Further counseling in favor of staying this portion of the case is the fact that issues relating to the 106 Accused Products — including evidence implicating the market for the 106 Accused Products between October 2006 and October 2007 — are currently pending before Judge Farnan as part of the ongoing proceedings in Fairchild I. Indeed, as PI acknowledged at the hearing in the instant action (see D.I. 106, Tr. at 42), it is not without remedies in Fairchild I; PI may yet file a motion for reconsideration regarding the accounting motion, or at least seek leave to do so.
After determining that the Federal Circuit's new standard for willful infringement required that the parties retry that issue ( Fairchild I, D.I. 693), Judge Farnan held a bench trial on the issue of willful infringement in Fairchild I on June 22, 2009, at which the Court heard evidence involving Fairchild's alleged post-verdict sales of the 106 Accused Products and the bearing, if any, of the PTO's re-examination of the `851 and `876 patents on the proceedings in this Court. ( Fairchild I, D.I. 740)

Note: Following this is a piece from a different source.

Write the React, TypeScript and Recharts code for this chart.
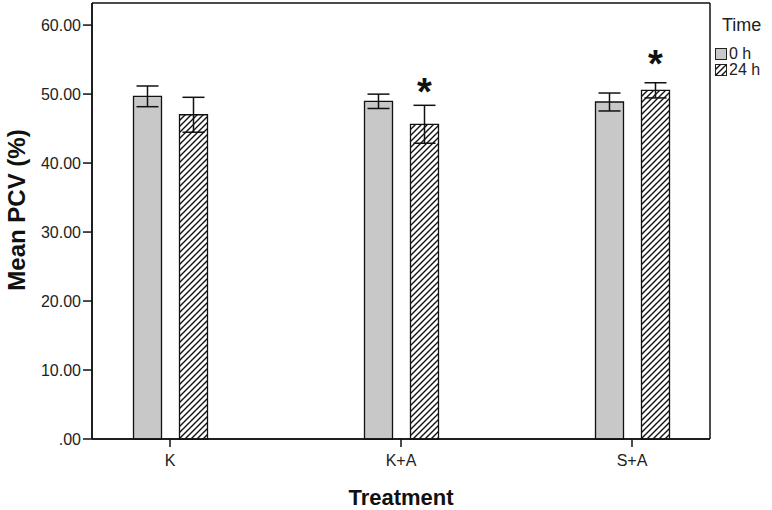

A federal court faced with a duplicative second suit "has the discretion to take the most appropriate action," which might involve "stay[ing] the second suit, dismiss[ing] it without prejudice, enjoin[ing] the parties from proceeding with it, or consolidat[ing] the two actions." In re Porter, 295 B.R. 529, 543 (E.D. Pa. 2003). In order to preserve scarce judicial resources, it is appropriate to give the parties an opportunity to resolve all outstanding issues with respect to the 106 Accused Products as part of the ongoing litigation in Fairchild I. "The power of a federal court to prevent duplicative litigation is intended to foster judicial economy and the comprehensive disposition of litigation, and to protect parties from the vexation of concurrent litigation over the same subject matter." Porter, 295 B.R. at 543 (internal quotation marks omitted). There is no compelling reason why these issues should be addressed by the undersigned judge in the context of a second case when they are already largely before Judge Farnan in connection with the pending, first action.
Therefore, IT IS HEREBY ORDERED THAT:
1. The portion of the instant case involving allegations that the 106 Accused Products infringe the `851 and `876 patents is STAYED until 15 days after the entry of final judgment in Fairchild I. The parties shall advise the Court by joint letter within five days of the entry of final judgment in Fairchild I and provide the Court their proposal(s) for proceeding with the instant action.
2. All other portions of the instant case shall proceed according to the schedule previously entered.